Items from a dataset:
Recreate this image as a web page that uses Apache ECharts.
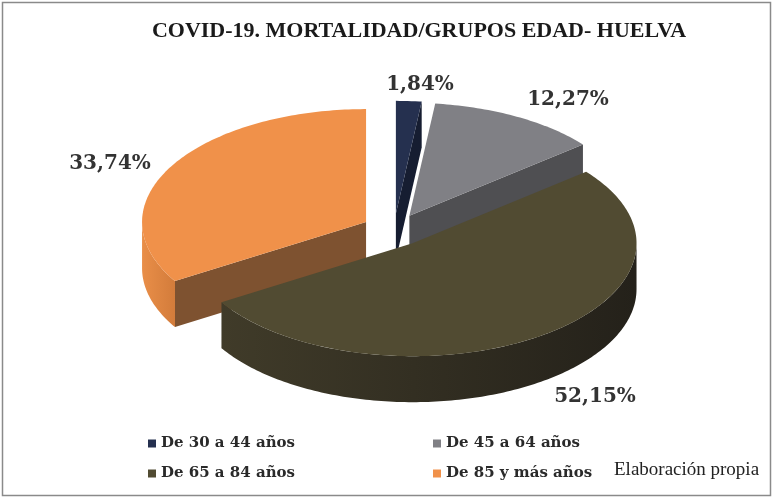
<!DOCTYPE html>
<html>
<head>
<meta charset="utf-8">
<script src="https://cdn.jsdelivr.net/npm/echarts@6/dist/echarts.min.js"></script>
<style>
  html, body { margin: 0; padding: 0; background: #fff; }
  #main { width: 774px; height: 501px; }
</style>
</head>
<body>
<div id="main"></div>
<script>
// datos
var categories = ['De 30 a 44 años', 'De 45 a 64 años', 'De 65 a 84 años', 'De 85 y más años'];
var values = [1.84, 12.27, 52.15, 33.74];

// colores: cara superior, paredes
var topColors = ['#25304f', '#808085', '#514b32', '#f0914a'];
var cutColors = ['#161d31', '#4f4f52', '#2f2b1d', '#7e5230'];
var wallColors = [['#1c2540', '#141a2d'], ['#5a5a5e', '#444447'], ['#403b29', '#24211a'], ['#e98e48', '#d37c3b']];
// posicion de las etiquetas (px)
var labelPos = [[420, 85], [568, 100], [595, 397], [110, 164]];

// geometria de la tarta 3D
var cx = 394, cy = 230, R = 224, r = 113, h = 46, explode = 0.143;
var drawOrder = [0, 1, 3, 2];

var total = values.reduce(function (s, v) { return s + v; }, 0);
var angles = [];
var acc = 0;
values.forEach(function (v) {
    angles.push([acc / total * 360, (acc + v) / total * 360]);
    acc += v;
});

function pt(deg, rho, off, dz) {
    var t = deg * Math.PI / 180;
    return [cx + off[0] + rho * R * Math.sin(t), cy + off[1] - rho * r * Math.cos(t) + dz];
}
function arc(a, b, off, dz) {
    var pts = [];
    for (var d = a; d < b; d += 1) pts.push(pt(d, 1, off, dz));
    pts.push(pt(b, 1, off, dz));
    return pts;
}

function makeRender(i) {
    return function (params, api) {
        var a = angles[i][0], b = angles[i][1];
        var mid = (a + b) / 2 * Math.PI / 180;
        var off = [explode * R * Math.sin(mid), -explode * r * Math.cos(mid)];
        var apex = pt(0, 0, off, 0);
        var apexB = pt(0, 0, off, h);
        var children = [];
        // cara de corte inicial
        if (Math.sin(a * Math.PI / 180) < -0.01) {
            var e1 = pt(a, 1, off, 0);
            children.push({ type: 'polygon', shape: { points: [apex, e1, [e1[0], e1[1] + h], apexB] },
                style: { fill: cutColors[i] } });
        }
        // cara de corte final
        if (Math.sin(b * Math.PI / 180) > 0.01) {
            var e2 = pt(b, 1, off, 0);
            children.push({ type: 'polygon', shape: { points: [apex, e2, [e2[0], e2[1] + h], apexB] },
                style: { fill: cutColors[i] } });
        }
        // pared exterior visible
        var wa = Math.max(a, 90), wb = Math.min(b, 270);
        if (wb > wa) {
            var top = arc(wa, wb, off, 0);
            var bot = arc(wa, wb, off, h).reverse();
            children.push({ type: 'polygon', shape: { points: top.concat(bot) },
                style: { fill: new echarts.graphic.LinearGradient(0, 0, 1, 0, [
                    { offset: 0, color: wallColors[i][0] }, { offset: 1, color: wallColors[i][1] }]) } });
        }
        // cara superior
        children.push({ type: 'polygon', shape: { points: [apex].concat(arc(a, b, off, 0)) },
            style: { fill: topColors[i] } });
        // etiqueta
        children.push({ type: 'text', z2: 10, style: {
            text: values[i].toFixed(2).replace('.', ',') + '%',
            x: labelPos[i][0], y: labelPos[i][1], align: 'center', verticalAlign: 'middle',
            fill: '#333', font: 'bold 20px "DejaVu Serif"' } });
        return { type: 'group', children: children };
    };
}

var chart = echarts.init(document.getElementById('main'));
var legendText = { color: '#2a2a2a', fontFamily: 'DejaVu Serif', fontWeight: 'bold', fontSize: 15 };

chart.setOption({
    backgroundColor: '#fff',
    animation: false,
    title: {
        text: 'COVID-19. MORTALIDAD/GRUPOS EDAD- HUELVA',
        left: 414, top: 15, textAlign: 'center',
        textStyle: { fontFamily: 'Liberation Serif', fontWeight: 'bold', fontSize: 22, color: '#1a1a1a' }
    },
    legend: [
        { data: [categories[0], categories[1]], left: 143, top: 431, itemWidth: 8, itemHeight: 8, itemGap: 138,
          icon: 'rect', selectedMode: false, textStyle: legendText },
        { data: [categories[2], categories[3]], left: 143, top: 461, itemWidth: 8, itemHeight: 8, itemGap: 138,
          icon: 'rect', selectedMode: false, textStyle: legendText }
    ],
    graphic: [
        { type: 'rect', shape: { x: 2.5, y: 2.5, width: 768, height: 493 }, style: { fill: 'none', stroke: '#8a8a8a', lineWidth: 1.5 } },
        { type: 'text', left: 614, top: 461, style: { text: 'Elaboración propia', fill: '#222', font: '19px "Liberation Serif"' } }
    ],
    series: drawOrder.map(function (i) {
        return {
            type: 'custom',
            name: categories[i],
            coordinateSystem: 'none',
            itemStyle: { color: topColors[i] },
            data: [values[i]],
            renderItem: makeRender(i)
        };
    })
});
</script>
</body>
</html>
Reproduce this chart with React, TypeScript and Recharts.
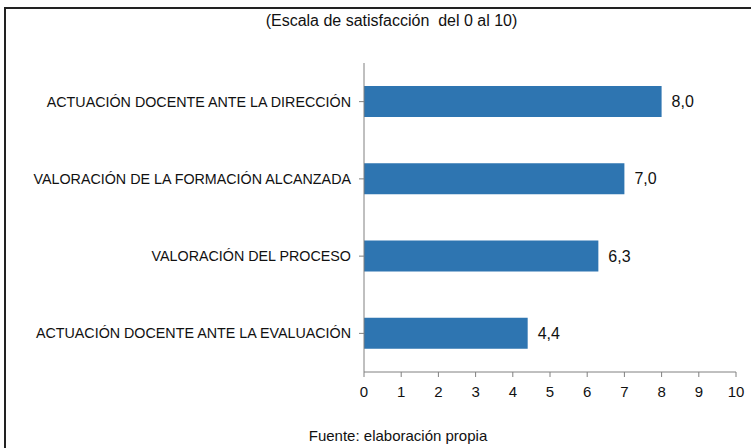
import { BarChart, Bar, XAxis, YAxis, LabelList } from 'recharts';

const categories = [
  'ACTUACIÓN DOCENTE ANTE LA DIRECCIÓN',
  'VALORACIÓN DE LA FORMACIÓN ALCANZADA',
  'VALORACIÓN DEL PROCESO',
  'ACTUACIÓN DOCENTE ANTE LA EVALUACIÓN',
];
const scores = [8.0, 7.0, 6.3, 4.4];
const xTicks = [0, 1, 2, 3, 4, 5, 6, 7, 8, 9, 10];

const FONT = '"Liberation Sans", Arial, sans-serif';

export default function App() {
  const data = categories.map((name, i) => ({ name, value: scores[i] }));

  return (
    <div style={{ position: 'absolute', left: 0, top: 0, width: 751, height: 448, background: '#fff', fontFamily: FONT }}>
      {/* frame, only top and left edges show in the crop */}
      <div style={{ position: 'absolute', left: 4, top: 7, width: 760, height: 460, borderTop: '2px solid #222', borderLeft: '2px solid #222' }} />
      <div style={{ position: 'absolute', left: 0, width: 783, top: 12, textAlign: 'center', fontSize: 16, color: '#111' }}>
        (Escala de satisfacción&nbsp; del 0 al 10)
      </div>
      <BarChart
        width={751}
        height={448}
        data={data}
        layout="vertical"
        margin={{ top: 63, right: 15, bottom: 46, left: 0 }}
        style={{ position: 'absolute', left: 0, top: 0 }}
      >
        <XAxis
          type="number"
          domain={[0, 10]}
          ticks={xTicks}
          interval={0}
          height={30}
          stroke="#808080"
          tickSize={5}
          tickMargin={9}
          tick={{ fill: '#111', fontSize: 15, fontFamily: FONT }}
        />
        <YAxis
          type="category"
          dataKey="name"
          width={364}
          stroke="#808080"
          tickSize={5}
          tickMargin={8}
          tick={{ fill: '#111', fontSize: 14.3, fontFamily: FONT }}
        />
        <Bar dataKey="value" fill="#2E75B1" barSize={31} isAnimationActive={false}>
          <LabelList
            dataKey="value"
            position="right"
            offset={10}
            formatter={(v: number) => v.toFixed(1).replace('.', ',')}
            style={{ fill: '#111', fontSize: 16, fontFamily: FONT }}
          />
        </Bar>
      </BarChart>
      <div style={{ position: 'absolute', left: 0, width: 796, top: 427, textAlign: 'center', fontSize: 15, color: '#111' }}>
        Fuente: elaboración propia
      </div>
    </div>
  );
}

DIRECTION: Copy the material above exactly and drop the pictures.

ANSWER TO THIS EXERCISE:
Recreate this image as a web page that uses Apache ECharts.
<!DOCTYPE html>
<html>
<head>
<meta charset="utf-8">
<script src="https://cdn.jsdelivr.net/npm/echarts@6/dist/echarts.min.js"></script>
<style>
  html, body { margin: 0; padding: 0; background: #fff; }
  #main { width: 774px; height: 501px; }
</style>
</head>
<body>
<div id="main"></div>
<script>
// datos
var categories = ['De 30 a 44 años', 'De 45 a 64 años', 'De 65 a 84 años', 'De 85 y más años'];
var values = [1.84, 12.27, 52.15, 33.74];

// colores: cara superior, paredes
var topColors = ['#25304f', '#808085', '#514b32', '#f0914a'];
var cutColors = ['#161d31', '#4f4f52', '#2f2b1d', '#7e5230'];
var wallColors = [['#1c2540', '#141a2d'], ['#5a5a5e', '#444447'], ['#403b29', '#24211a'], ['#e98e48', '#d37c3b']];
// posicion de las etiquetas (px)
var labelPos = [[420, 85], [568, 100], [595, 397], [110, 164]];

// geometria de la tarta 3D
var cx = 394, cy = 230, R = 224, r = 113, h = 46, explode = 0.143;
var drawOrder = [0, 1, 3, 2];

var total = values.reduce(function (s, v) { return s + v; }, 0);
var angles = [];
var acc = 0;
values.forEach(function (v) {
    angles.push([acc / total * 360, (acc + v) / total * 360]);
    acc += v;
});

function pt(deg, rho, off, dz) {
    var t = deg * Math.PI / 180;
    return [cx + off[0] + rho * R * Math.sin(t), cy + off[1] - rho * r * Math.cos(t) + dz];
}
function arc(a, b, off, dz) {
    var pts = [];
    for (var d = a; d < b; d += 1) pts.push(pt(d, 1, off, dz));
    pts.push(pt(b, 1, off, dz));
    return pts;
}

function makeRender(i) {
    return function (params, api) {
        var a = angles[i][0], b = angles[i][1];
        var mid = (a + b) / 2 * Math.PI / 180;
        var off = [explode * R * Math.sin(mid), -explode * r * Math.cos(mid)];
        var apex = pt(0, 0, off, 0);
        var apexB = pt(0, 0, off, h);
        var children = [];
        // cara de corte inicial
        if (Math.sin(a * Math.PI / 180) < -0.01) {
            var e1 = pt(a, 1, off, 0);
            children.push({ type: 'polygon', shape: { points: [apex, e1, [e1[0], e1[1] + h], apexB] },
                style: { fill: cutColors[i] } });
        }
        // cara de corte final
        if (Math.sin(b * Math.PI / 180) > 0.01) {
            var e2 = pt(b, 1, off, 0);
            children.push({ type: 'polygon', shape: { points: [apex, e2, [e2[0], e2[1] + h], apexB] },
                style: { fill: cutColors[i] } });
        }
        // pared exterior visible
        var wa = Math.max(a, 90), wb = Math.min(b, 270);
        if (wb > wa) {
            var top = arc(wa, wb, off, 0);
            var bot = arc(wa, wb, off, h).reverse();
            children.push({ type: 'polygon', shape: { points: top.concat(bot) },
                style: { fill: new echarts.graphic.LinearGradient(0, 0, 1, 0, [
                    { offset: 0, color: wallColors[i][0] }, { offset: 1, color: wallColors[i][1] }]) } });
        }
        // cara superior
        children.push({ type: 'polygon', shape: { points: [apex].concat(arc(a, b, off, 0)) },
            style: { fill: topColors[i] } });
        // etiqueta
        children.push({ type: 'text', z2: 10, style: {
            text: values[i].toFixed(2).replace('.', ',') + '%',
            x: labelPos[i][0], y: labelPos[i][1], align: 'center', verticalAlign: 'middle',
            fill: '#333', font: 'bold 20px "DejaVu Serif"' } });
        return { type: 'group', children: children };
    };
}

var chart = echarts.init(document.getElementById('main'));
var legendText = { color: '#2a2a2a', fontFamily: 'DejaVu Serif', fontWeight: 'bold', fontSize: 15 };

chart.setOption({
    backgroundColor: '#fff',
    animation: false,
    title: {
        text: 'COVID-19. MORTALIDAD/GRUPOS EDAD- HUELVA',
        left: 414, top: 15, textAlign: 'center',
        textStyle: { fontFamily: 'Liberation Serif', fontWeight: 'bold', fontSize: 22, color: '#1a1a1a' }
    },
    legend: [
        { data: [categories[0], categories[1]], left: 143, top: 431, itemWidth: 8, itemHeight: 8, itemGap: 138,
          icon: 'rect', selectedMode: false, textStyle: legendText },
        { data: [categories[2], categories[3]], left: 143, top: 461, itemWidth: 8, itemHeight: 8, itemGap: 138,
          icon: 'rect', selectedMode: false, textStyle: legendText }
    ],
    graphic: [
        { type: 'rect', shape: { x: 2.5, y: 2.5, width: 768, height: 493 }, style: { fill: 'none', stroke: '#8a8a8a', lineWidth: 1.5 } },
        { type: 'text', left: 614, top: 461, style: { text: 'Elaboración propia', fill: '#222', font: '19px "Liberation Serif"' } }
    ],
    series: drawOrder.map(function (i) {
        return {
            type: 'custom',
            name: categories[i],
            coordinateSystem: 'none',
            itemStyle: { color: topColors[i] },
            data: [values[i]],
            renderItem: makeRender(i)
        };
    })
});
</script>
</body>
</html>
Reproduce this chart with React, TypeScript and Recharts.
import { BarChart, Bar, XAxis, YAxis, LabelList } from 'recharts';

const categories = [
  'ACTUACIÓN DOCENTE ANTE LA DIRECCIÓN',
  'VALORACIÓN DE LA FORMACIÓN ALCANZADA',
  'VALORACIÓN DEL PROCESO',
  'ACTUACIÓN DOCENTE ANTE LA EVALUACIÓN',
];
const scores = [8.0, 7.0, 6.3, 4.4];
const xTicks = [0, 1, 2, 3, 4, 5, 6, 7, 8, 9, 10];

const FONT = '"Liberation Sans", Arial, sans-serif';

export default function App() {
  const data = categories.map((name, i) => ({ name, value: scores[i] }));

  return (
    <div style={{ position: 'absolute', left: 0, top: 0, width: 751, height: 448, background: '#fff', fontFamily: FONT }}>
      {/* frame, only top and left edges show in the crop */}
      <div style={{ position: 'absolute', left: 4, top: 7, width: 760, height: 460, borderTop: '2px solid #222', borderLeft: '2px solid #222' }} />
      <div style={{ position: 'absolute', left: 0, width: 783, top: 12, textAlign: 'center', fontSize: 16, color: '#111' }}>
        (Escala de satisfacción&nbsp; del 0 al 10)
      </div>
      <BarChart
        width={751}
        height={448}
        data={data}
        layout="vertical"
        margin={{ top: 63, right: 15, bottom: 46, left: 0 }}
        style={{ position: 'absolute', left: 0, top: 0 }}
      >
        <XAxis
          type="number"
          domain={[0, 10]}
          ticks={xTicks}
          interval={0}
          height={30}
          stroke="#808080"
          tickSize={5}
          tickMargin={9}
          tick={{ fill: '#111', fontSize: 15, fontFamily: FONT }}
        />
        <YAxis
          type="category"
          dataKey="name"
          width={364}
          stroke="#808080"
          tickSize={5}
          tickMargin={8}
          tick={{ fill: '#111', fontSize: 14.3, fontFamily: FONT }}
        />
        <Bar dataKey="value" fill="#2E75B1" barSize={31} isAnimationActive={false}>
          <LabelList
            dataKey="value"
            position="right"
            offset={10}
            formatter={(v: number) => v.toFixed(1).replace('.', ',')}
            style={{ fill: '#111', fontSize: 16, fontFamily: FONT }}
          />
        </Bar>
      </BarChart>
      <div style={{ position: 'absolute', left: 0, width: 796, top: 427, textAlign: 'center', fontSize: 15, color: '#111' }}>
        Fuente: elaboración propia
      </div>
    </div>
  );
}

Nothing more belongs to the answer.